If enough feel they need to stand then more needs to be done to get the regulations changed. The club have effectively said "If you protest by staying away we don't give a fuck because there are 10 people ready and waiting to take your place (so we still rake in a wad, whatever)".

I've got no real independent proof of the clubs claim, but I want MY club to be the best supported club in the world (probably to vindicate my choice in the first place), so my arguing the point would be tantamount to a masochistic act.

That argument will only really hold during the "honeymoon period". Personally I believe that any "stay away" protest should be in the media (social & mass) for the first two years, at least. Associate all and any sponsors with an organisation that delivers what IT wants, not what it's customers actually want.

If money truly talks, get the most money you can to use your words in a language your intended audience understands.

Your mum 11:18 Sat Aug 13
Re: West Ham are no longer a club for the working class
So I'm not working class because I'd rather not eat a £1.50 lips and arseholes burger? Load of shit.

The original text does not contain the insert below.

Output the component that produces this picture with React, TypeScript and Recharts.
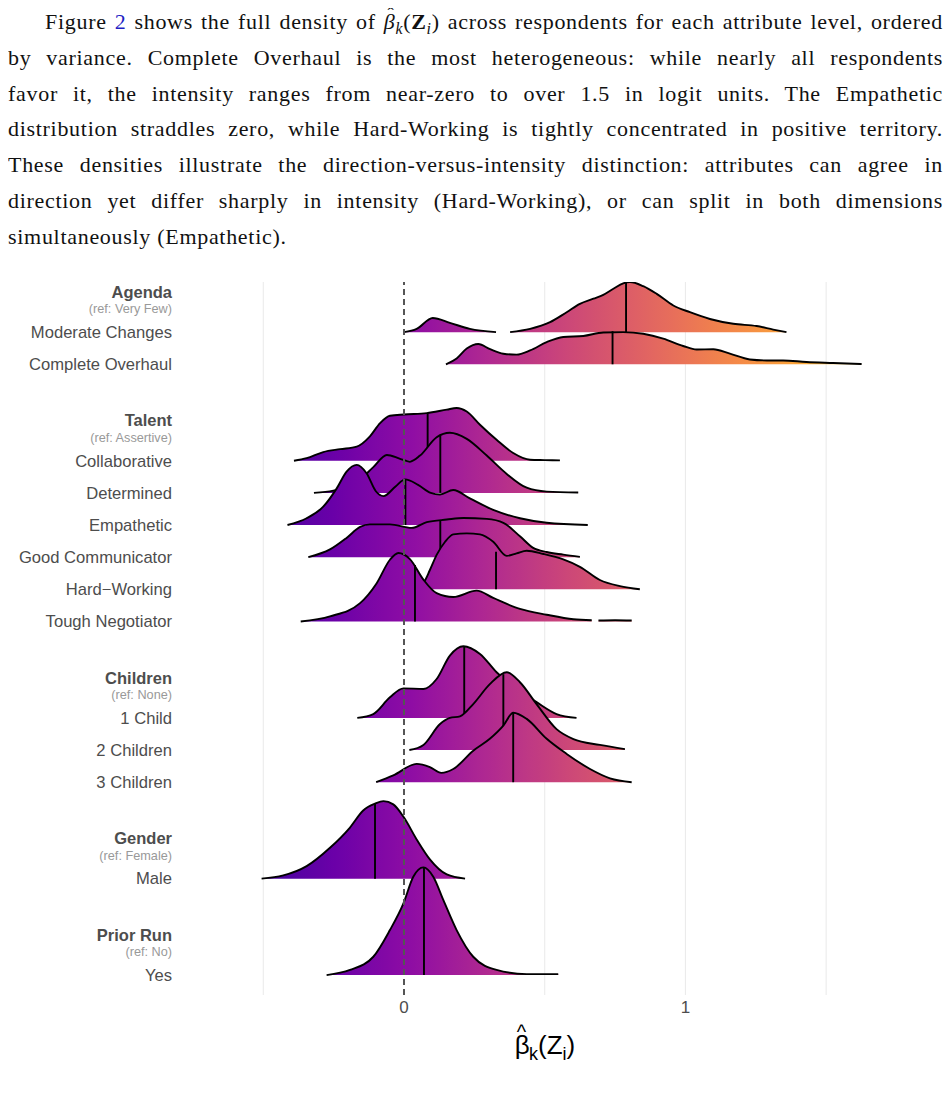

Hasans Fish Bar RIP 11:26 Sat Aug 13
Re: West Ham are no longer a club for the working class
If he's going to quote today's prices at the OS, then he should have quoted recent prices at UP. Can't remember the last time I got a burger for £1.50.

Bungo 11:27 Sat Aug 13
Re: West Ham are no longer a club for the working class
I prefer the hooves and eyebrows version myself.

BERNABEU JIM 11:38 Sat Aug 13
Re: West Ham are no longer a club for the working class
The fact is that the term Working Class Club went years ago . I for one loved Upton Park and was gutted to leave . But really lets moved on and I don't think we will ever recreate what we had ,but I am sure we will create something different .
As far as the comment 'fans didn't fight hard enough against the move ' is just Rubbish no one fought at all because even the fans who did not want change knew it was the right thing to do. There were no protests no banners .
Get over it and get behind the team ........

, 11:51 Sat Aug 13
Re: West Ham are no longer a club for the working class
The writer is lamenting change.

greenie1 11:54 Sat Aug 13
Re: West Ham are no longer a club for the working class
Top flight football left the working class behind years ago.